Kasus BLBI, KPK Tetapkan Sjamsul Nursalim dan Istri Buron
A
A
A
JAKARTA - Komisi Pemberantasan Korupsi (KPK) menetapkan status buron untuk dua tersangka kasus dugaan korupsi penerbitan dan pemberian Surat Keterangan Lunas Bantuan Likuditas Bank Indonesian (SKL BLBI), Sjamsul Nursalim dan Itjih S Nursalim.
Wakil Ketua KPK Thony Saut Situmorang menjelaskan, KPK sangat serius menangani penyidikan dugaan korupsi penerbitan dan pemberian surat pemenuhan kewajiban pemegang saham (SPKPS) atau SKL ke Sjamsul Nursalim selaku pemegang saham pengendali BDNI pada 2004 sehubungan dengan kewajiban penyerahan aset obligor Bantuan Likuiditas Bank Indonesia (BLBI) ke Badan Penyehatan Perbankan Nasional (BPPN) untuk dua tersangka. Keduanya yakni Sjamsul Nursalim dan istrinya, Itjih S Nursalim.
Saut memaparkan, KPK telah dua kali melayangkan surat panggilan pemeriksaan Sjamsul dan Itjih sebagai tersangka. Pemanggilan kedua pasangan suami-istri tersebut sudah dilakukan sesuai mekanisme hukum.
Surat panggilan disampaikan dengan berbagai macam jalur termasuk menggandeng KBRI Singapura dan The Corrupt Practices Investigation Bureau (CPIB) Singapura.
Namun, kata Saut, Sjamsul dan Itjih tidak memenuhi panggilan KPK. Oleh karena itu, KPK kemudian melakukan pembahasan di internal guna menyikapi hal tersebut. Hasilnya KPK memutuskan menetapkan Sjamsul dan Itjih untuk masuk dalam daftar pencarian orang (DPO).
"Iya, iya sudah DPO," ujar Saut di Gedung Merah Putih KPK, Jakarta, Jumat (2/8/2019) malam.
Di sisi lain, Saut belum menerima informasi lanjutan secara teknis tentang pengiriman surat permohonan ke Interpol atau Kapolri kepada Sekretariat National Central Bureau (SES-NCB) Interpol Indonesia.

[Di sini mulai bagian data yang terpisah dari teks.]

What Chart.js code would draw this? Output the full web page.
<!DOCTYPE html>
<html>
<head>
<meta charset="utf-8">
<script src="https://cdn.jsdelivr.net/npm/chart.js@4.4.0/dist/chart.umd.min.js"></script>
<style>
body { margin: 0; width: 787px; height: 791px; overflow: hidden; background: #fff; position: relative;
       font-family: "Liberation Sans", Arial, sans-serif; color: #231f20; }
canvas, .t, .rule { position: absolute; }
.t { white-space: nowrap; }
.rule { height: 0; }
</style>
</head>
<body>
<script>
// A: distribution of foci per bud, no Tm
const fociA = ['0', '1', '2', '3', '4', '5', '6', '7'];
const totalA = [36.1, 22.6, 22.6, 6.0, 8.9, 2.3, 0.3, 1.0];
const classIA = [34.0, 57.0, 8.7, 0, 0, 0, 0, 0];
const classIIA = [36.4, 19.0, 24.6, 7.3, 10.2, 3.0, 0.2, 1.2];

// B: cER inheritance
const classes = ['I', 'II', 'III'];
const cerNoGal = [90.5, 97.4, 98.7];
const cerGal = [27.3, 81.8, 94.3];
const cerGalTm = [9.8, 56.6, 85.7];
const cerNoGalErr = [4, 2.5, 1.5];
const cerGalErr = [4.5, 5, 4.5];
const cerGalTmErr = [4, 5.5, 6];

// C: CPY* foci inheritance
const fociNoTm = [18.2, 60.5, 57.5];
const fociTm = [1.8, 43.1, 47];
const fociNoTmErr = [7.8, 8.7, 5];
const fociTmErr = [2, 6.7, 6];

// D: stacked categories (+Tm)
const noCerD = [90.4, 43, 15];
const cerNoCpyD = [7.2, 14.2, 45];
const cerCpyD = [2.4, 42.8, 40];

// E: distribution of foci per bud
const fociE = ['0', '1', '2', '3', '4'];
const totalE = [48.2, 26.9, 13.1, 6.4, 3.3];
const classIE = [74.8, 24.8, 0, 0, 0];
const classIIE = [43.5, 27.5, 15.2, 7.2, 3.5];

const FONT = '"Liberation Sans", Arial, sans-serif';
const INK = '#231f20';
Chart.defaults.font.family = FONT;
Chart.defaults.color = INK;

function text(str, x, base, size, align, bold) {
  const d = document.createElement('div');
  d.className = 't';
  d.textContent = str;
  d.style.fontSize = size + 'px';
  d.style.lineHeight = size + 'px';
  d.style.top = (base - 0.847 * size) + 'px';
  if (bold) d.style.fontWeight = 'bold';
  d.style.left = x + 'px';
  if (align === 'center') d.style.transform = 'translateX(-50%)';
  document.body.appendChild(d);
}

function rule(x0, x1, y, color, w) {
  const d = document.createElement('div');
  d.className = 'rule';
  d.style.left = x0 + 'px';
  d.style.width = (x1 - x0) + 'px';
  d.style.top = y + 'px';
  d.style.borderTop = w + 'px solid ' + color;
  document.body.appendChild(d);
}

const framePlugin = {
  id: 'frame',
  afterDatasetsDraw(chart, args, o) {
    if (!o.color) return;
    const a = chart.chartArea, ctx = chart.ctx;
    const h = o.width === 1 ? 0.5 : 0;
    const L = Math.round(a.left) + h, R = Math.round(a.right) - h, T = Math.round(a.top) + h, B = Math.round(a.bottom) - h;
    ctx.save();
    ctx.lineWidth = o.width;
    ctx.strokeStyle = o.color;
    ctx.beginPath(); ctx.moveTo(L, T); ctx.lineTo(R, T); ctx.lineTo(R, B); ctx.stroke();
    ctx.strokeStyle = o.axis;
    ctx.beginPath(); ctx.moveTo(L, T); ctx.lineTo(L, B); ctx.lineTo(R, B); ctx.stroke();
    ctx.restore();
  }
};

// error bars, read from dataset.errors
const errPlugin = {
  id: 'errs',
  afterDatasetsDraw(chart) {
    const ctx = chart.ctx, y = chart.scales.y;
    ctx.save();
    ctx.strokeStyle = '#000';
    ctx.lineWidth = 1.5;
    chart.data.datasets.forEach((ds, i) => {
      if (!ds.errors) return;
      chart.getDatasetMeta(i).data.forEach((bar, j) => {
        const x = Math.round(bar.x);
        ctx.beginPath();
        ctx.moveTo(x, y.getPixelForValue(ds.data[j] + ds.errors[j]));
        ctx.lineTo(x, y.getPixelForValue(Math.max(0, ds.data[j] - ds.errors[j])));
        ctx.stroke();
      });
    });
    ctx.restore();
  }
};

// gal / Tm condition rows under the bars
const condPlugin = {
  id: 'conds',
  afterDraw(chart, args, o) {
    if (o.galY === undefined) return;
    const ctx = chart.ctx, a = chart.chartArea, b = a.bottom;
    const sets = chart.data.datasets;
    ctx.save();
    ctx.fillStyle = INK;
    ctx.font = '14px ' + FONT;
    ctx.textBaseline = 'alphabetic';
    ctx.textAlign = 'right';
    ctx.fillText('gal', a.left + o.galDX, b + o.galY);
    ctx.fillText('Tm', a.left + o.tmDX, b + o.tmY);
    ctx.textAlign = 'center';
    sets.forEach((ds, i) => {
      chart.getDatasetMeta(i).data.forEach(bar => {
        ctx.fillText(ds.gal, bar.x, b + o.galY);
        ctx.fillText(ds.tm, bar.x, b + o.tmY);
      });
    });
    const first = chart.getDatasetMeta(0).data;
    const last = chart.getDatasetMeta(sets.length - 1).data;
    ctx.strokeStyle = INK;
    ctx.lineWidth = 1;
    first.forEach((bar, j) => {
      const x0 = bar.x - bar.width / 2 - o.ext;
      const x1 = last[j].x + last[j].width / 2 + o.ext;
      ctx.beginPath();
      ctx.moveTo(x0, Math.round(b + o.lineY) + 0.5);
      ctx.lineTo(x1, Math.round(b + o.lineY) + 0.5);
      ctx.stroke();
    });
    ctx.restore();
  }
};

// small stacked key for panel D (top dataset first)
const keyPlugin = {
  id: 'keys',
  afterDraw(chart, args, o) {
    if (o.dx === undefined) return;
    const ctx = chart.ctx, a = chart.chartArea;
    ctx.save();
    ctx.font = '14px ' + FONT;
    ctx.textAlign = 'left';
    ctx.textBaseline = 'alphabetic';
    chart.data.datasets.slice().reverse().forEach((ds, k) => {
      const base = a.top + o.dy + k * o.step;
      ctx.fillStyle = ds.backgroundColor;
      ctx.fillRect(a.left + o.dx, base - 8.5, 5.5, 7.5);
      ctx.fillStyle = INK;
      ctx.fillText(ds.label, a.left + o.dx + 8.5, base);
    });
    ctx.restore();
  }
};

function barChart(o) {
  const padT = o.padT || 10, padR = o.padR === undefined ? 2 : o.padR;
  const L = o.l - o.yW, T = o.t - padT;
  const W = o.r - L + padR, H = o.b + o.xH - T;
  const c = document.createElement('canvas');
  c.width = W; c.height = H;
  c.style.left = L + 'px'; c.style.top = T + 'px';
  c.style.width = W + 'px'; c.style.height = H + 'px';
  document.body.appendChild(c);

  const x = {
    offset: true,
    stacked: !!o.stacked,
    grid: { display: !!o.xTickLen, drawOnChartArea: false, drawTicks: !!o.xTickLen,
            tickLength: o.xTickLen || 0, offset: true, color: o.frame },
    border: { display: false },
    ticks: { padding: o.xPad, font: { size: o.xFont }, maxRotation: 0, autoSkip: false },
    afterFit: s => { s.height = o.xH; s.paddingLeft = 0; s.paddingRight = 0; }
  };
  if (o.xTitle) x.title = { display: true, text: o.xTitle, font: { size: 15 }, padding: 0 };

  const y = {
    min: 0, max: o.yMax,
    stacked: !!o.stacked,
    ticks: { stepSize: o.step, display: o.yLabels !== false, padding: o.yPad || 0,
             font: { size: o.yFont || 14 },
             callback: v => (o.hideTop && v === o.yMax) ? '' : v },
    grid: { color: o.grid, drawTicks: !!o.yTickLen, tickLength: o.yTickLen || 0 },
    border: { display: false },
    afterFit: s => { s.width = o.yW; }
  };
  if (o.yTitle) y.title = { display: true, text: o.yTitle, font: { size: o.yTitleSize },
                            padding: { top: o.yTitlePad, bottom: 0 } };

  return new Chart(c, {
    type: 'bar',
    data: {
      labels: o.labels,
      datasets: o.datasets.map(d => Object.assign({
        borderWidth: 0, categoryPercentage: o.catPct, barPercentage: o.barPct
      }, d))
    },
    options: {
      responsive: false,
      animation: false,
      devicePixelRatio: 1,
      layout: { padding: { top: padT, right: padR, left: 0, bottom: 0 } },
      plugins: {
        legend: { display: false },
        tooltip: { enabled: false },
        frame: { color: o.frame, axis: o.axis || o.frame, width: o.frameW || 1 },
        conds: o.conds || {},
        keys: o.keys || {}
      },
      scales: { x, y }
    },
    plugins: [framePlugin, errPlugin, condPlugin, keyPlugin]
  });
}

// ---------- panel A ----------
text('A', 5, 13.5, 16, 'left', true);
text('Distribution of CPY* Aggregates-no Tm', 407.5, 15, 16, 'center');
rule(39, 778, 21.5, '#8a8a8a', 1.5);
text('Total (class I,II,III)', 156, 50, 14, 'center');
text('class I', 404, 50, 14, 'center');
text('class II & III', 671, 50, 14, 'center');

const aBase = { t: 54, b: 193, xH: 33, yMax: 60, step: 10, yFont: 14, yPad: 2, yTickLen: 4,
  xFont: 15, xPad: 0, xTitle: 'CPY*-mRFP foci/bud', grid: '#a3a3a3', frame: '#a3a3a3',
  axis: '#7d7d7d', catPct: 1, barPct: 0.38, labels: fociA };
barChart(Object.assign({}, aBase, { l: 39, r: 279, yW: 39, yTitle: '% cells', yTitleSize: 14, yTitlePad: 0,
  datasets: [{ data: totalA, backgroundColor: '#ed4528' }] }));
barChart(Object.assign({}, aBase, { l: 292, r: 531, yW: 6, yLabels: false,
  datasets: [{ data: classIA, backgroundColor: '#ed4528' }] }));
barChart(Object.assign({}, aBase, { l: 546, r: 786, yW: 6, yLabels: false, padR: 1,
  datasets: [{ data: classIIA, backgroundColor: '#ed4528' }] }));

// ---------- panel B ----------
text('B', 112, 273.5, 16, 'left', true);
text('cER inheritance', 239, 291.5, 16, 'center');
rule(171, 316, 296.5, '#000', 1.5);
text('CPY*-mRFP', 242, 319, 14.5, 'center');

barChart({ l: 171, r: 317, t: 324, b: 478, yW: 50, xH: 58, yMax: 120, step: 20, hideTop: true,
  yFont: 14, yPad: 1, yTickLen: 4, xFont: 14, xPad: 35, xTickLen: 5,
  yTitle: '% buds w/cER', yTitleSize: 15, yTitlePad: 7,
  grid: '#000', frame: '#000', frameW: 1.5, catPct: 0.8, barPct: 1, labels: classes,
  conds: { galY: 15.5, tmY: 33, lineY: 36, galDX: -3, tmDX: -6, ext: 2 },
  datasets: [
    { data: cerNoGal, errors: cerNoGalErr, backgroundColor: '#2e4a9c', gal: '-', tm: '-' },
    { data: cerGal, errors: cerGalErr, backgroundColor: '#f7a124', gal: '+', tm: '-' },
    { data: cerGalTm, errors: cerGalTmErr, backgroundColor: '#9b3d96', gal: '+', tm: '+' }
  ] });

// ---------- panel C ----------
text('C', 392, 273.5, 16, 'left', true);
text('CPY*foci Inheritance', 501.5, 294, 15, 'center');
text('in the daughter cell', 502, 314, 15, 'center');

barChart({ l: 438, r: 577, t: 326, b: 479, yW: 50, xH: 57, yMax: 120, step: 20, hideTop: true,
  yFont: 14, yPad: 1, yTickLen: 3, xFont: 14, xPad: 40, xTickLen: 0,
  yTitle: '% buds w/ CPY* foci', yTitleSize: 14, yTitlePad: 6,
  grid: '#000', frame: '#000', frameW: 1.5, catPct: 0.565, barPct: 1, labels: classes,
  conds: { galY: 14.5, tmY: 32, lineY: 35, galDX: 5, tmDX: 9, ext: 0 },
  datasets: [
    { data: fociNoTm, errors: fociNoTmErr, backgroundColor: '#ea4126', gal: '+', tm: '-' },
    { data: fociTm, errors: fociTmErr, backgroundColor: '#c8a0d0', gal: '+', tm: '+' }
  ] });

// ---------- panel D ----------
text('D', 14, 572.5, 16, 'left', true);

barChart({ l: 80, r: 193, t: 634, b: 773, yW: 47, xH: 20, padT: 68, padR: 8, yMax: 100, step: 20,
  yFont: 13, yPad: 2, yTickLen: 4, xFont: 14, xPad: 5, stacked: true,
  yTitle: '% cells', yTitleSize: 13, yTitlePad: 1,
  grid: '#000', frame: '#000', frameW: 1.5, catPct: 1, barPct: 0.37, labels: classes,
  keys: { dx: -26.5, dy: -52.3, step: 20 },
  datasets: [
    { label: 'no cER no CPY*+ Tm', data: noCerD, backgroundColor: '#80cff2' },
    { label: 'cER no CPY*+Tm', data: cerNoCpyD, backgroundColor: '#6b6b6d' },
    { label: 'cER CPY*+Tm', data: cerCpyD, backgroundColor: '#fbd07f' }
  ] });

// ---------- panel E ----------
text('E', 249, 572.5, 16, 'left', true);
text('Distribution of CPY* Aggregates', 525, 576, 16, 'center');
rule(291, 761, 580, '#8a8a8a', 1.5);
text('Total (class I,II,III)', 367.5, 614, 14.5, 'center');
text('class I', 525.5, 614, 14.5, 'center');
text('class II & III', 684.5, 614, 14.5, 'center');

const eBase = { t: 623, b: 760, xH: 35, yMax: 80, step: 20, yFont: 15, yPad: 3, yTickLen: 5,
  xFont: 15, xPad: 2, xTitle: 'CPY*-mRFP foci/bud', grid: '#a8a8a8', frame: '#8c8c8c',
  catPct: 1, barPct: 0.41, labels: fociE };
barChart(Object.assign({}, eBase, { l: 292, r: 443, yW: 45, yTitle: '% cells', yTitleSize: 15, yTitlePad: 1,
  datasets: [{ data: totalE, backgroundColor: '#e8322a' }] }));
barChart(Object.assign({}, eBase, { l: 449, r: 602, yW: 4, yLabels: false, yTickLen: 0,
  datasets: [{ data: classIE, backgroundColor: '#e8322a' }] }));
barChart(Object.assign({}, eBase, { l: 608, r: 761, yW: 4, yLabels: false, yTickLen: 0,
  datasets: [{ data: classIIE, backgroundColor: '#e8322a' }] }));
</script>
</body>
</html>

Yang jelas, kata dia, sebelumnya pimpinan KPK telah memerintahkan Plt Deputi Penindakan KPK Brigjen Pol RZ Panca Putra Simanjuntak menyiapkan surat dan sesegera mungkin mengirimkan ke Interpol.
"Kemarin memang dari Deputi sudah menyiapkan itu. Tinggal berikutnya seperti apa nanti kita tunggu dulu," tegasnya.
Mantan staf ahli kepala Badan Intelijen Negara (BIN) ini menegaskan sehubungan dengan kasus yang sama, KPK juga sedang dan terus melakukan pembahasan atas putusan kasasi Mahkamah Agung (MA) yang membebaskan mantan Kepala Badan Penyehatan Perbankan Nasional (BPPN) periode 2002-2004 Syafruddin Arsjad Temenggung.
Saut menegaskan, KPK secara kelembagaan hampir mencapai keputusan akhir untuk mengajukan peninjauan kembali ke MA atas putusan kasasi Syafruddin.
"Kita enggak diam sampai di situ (putusan kasasi-red) saja. Kita ada proses peninjauan kembali. Dari pimpinan, sudah ada komitmen itu (peninjauan kembali). Tapi kita sedang menunggu salinan putusan kasasi," ucapnya.
Guru besar hukum pidana Universitas Gadjah Mada (UGM) Yogyakarta Edward Omar Sharif Hiariej mengatakan, putusan kasasi MA yang membebaskan Syafruddin Arsjad Temenggung dan pertimbangan putusan tersebut memiliki konsekuensi logis atas kasus yang sama dengan tersangka lain yang sedang ditangani KPK.
Pria yang biasa disapa Eddy ini menggariskan, meski Syafruddin diputus bebas tapi tersangka Sjamsul Nursalim dan Itjih S Nursalim tetap bisa diproses KPK.
"Kalau SAT (Syafruddin) dilepaskan dari segala tuntutan hukum karena ada alasan pemaaf, atau ada suatu tindakan yang dibolehkan oleh hukum, maka ini tidak menghapus pidana terhadap pelaku peserta lainnya. Kalau dia (Syafruddin) ada alasan pembenar, itu pun tidak serta-merta menghentikan kasus yang sedang disidik KPK," tutur Eddy.
Maqdir Ismail selaku kuasa hukum keluarga Sjamsul Nursalim dan Itjih S Nursalim mengakui dirinya dan pihak keluarga telah mendengar informasi dan membaca berita tentang keputusan KPK menetapkan status DPO untuk Sjamsul dan Itjih dan segera mengirimkan surat permohonan DPO ke interpol.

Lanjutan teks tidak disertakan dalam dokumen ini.